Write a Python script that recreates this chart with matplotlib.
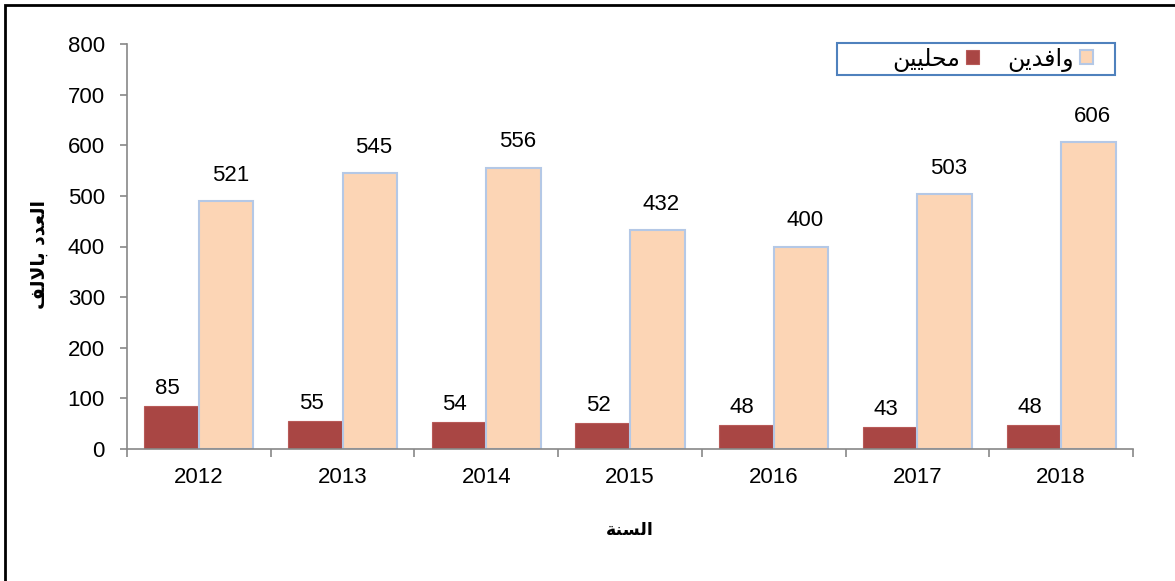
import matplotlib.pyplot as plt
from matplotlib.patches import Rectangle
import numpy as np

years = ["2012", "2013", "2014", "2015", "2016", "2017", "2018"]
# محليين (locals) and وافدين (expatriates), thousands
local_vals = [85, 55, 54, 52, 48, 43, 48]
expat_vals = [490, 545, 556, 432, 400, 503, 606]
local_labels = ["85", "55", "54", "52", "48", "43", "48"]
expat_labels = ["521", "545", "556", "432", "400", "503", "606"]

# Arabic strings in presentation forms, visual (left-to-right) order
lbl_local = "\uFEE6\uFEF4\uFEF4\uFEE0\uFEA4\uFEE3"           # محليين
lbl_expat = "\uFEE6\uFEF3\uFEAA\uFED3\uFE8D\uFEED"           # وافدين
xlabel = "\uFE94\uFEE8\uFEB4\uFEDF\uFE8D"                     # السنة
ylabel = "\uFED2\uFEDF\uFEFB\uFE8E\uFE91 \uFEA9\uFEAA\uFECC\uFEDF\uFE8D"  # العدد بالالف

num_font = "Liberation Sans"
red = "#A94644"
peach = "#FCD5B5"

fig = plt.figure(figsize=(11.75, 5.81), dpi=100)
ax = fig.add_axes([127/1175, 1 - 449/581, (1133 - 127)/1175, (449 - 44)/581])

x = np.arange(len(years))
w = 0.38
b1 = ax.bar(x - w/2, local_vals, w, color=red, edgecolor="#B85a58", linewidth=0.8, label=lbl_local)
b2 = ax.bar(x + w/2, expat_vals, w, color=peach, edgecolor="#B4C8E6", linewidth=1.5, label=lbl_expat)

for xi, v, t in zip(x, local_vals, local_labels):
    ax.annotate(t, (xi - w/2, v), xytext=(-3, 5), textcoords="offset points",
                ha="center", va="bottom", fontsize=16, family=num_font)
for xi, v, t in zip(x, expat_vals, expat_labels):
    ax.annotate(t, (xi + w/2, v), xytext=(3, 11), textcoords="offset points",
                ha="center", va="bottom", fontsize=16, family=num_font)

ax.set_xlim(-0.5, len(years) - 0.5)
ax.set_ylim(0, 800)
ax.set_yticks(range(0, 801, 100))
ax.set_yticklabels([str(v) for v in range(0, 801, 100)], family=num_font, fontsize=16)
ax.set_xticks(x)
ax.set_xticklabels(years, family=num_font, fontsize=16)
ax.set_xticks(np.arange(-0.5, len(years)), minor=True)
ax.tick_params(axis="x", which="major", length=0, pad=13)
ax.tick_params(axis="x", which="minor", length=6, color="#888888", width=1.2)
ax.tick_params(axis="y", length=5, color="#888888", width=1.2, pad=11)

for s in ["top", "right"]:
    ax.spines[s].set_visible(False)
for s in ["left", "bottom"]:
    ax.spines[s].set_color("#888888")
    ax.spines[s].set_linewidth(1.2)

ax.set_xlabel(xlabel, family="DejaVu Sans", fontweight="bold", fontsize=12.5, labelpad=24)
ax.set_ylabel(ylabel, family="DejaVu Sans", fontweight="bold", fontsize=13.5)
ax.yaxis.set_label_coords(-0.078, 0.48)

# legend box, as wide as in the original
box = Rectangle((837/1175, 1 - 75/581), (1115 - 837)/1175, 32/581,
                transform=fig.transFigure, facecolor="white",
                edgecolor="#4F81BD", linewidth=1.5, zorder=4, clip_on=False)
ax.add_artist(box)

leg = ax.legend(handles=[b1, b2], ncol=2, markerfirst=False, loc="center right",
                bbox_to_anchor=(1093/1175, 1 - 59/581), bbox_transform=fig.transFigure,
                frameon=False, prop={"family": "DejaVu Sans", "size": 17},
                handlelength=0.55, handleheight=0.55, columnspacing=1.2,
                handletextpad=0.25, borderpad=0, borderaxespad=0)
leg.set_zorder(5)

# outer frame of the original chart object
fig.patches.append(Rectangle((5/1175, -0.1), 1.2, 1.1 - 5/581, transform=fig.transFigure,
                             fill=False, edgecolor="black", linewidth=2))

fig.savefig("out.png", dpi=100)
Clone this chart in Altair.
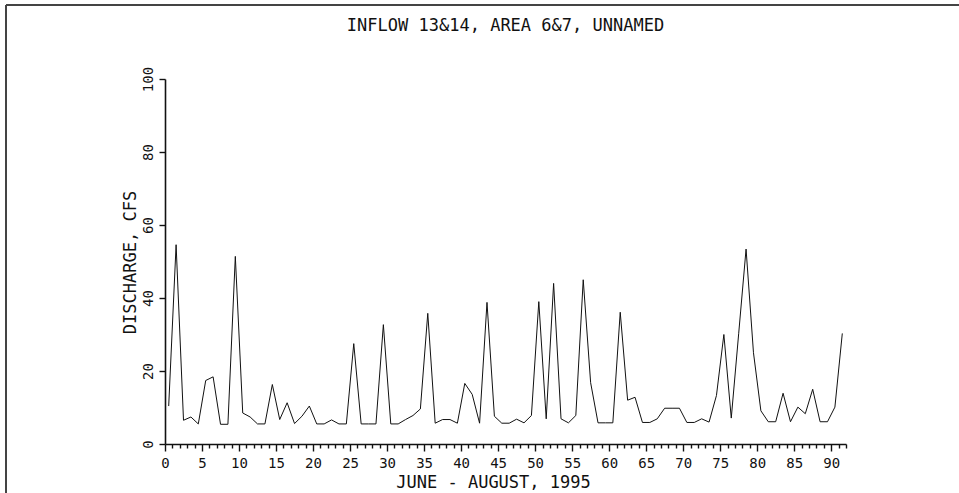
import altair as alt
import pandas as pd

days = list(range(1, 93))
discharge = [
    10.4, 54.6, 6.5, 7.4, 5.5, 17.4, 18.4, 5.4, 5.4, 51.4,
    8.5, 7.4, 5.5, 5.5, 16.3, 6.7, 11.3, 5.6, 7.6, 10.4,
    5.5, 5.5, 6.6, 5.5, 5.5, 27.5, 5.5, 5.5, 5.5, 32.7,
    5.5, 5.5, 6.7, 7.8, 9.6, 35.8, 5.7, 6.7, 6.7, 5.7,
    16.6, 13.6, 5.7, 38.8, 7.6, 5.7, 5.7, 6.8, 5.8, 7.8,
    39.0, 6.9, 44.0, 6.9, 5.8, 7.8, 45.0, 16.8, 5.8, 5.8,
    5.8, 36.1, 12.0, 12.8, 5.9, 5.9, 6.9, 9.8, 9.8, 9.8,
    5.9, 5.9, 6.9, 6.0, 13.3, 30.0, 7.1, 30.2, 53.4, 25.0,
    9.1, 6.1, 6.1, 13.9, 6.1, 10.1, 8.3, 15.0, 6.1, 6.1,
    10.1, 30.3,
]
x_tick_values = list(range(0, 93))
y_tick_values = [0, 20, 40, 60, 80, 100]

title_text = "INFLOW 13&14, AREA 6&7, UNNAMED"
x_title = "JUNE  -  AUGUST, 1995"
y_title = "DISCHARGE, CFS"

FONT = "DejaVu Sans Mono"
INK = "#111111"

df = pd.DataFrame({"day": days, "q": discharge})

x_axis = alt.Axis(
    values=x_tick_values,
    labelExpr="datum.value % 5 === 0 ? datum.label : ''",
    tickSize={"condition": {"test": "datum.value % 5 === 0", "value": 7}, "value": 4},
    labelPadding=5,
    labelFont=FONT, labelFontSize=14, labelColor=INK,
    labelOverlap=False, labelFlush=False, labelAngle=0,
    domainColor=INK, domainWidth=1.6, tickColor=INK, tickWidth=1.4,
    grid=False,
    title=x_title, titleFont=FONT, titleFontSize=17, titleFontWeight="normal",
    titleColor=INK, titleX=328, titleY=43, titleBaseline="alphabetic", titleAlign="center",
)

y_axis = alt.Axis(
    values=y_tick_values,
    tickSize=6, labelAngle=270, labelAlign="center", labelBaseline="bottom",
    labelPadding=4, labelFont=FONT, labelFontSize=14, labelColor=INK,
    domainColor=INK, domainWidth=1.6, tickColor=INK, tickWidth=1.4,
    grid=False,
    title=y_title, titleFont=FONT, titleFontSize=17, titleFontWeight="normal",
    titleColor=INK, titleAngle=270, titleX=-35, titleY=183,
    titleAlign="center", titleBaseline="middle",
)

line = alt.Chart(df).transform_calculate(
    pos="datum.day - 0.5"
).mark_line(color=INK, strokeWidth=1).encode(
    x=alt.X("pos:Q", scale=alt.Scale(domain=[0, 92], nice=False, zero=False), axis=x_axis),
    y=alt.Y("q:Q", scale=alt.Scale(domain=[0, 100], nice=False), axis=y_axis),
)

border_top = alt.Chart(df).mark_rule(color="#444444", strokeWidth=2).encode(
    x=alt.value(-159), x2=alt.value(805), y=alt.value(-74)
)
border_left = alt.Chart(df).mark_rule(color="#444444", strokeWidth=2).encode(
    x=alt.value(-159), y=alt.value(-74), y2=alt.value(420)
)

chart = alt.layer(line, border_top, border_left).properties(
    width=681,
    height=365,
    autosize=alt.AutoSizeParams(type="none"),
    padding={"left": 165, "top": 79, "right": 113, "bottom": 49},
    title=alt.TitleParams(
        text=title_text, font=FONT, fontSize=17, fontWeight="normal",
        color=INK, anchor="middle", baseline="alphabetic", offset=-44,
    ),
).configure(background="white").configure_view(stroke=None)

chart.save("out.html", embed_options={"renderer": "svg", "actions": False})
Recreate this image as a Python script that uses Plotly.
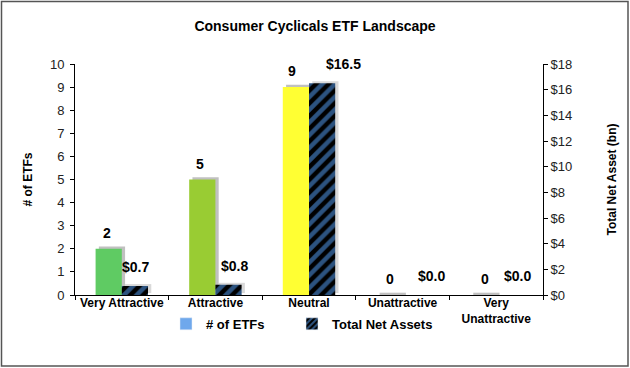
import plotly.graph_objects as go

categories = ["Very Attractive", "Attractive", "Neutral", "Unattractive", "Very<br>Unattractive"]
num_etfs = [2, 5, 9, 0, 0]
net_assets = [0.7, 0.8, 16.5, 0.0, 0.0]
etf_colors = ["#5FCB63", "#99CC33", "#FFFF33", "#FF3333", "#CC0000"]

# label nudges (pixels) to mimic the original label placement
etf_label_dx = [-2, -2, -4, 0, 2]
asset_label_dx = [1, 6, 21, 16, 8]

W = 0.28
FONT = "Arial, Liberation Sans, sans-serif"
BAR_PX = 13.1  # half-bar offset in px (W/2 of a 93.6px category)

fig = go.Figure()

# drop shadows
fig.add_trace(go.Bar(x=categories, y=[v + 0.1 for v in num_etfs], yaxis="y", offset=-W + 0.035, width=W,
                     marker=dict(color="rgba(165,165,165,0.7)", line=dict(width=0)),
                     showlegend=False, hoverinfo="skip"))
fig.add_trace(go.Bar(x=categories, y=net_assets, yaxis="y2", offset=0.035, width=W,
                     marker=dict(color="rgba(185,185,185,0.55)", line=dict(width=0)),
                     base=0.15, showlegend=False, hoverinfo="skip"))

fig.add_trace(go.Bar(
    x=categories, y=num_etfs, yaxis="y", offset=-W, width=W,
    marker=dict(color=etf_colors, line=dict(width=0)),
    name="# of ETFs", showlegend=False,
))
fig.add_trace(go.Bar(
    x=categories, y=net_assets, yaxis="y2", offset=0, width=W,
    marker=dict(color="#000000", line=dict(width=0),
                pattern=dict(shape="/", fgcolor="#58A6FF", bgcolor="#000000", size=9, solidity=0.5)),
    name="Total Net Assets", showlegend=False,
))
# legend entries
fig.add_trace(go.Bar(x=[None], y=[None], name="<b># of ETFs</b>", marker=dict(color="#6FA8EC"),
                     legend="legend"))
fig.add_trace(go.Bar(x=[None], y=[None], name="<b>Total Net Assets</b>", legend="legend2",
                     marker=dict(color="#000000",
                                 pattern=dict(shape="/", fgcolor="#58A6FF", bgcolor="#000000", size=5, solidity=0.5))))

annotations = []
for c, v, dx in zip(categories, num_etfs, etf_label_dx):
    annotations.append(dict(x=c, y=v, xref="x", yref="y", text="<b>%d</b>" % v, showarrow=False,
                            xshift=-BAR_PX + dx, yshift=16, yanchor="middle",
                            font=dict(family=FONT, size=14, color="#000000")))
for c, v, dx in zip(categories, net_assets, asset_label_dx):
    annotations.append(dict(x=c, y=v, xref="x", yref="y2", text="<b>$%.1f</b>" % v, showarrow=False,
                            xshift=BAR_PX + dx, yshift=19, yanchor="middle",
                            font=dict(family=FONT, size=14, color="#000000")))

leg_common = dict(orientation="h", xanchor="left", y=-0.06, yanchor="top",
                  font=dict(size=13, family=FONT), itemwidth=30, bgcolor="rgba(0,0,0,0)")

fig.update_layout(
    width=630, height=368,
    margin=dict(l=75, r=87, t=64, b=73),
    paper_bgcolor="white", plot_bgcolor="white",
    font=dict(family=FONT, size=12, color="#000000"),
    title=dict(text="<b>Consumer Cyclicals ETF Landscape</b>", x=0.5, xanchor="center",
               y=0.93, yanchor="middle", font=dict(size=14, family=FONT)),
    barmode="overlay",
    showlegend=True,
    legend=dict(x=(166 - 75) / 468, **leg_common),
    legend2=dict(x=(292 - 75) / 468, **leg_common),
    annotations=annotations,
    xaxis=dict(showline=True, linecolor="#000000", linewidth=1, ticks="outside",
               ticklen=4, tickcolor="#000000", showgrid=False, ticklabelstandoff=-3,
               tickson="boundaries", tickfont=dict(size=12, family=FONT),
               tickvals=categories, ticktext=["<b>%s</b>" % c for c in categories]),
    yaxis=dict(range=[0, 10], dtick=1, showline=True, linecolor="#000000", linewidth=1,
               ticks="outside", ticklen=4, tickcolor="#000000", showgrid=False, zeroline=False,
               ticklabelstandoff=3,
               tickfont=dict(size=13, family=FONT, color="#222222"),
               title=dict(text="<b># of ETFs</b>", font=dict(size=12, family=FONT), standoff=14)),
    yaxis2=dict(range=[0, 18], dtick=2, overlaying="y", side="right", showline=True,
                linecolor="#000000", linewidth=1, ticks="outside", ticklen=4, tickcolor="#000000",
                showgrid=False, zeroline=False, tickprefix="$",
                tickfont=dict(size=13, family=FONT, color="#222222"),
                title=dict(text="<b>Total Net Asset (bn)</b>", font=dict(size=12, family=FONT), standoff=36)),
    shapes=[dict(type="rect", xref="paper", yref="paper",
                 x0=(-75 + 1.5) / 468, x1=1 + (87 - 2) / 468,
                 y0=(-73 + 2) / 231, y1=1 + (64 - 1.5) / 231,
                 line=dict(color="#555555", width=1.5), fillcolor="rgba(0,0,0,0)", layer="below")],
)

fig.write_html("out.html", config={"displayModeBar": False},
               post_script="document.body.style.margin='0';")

****

Transcribe, exactly as written, the lines starting at the one with "Clone this chart in Altair." and ending at the one with "import pandas as pd", and nothing more. Pictures are not part of the copy.

Clone this chart in Altair.
import altair as alt
import pandas as pd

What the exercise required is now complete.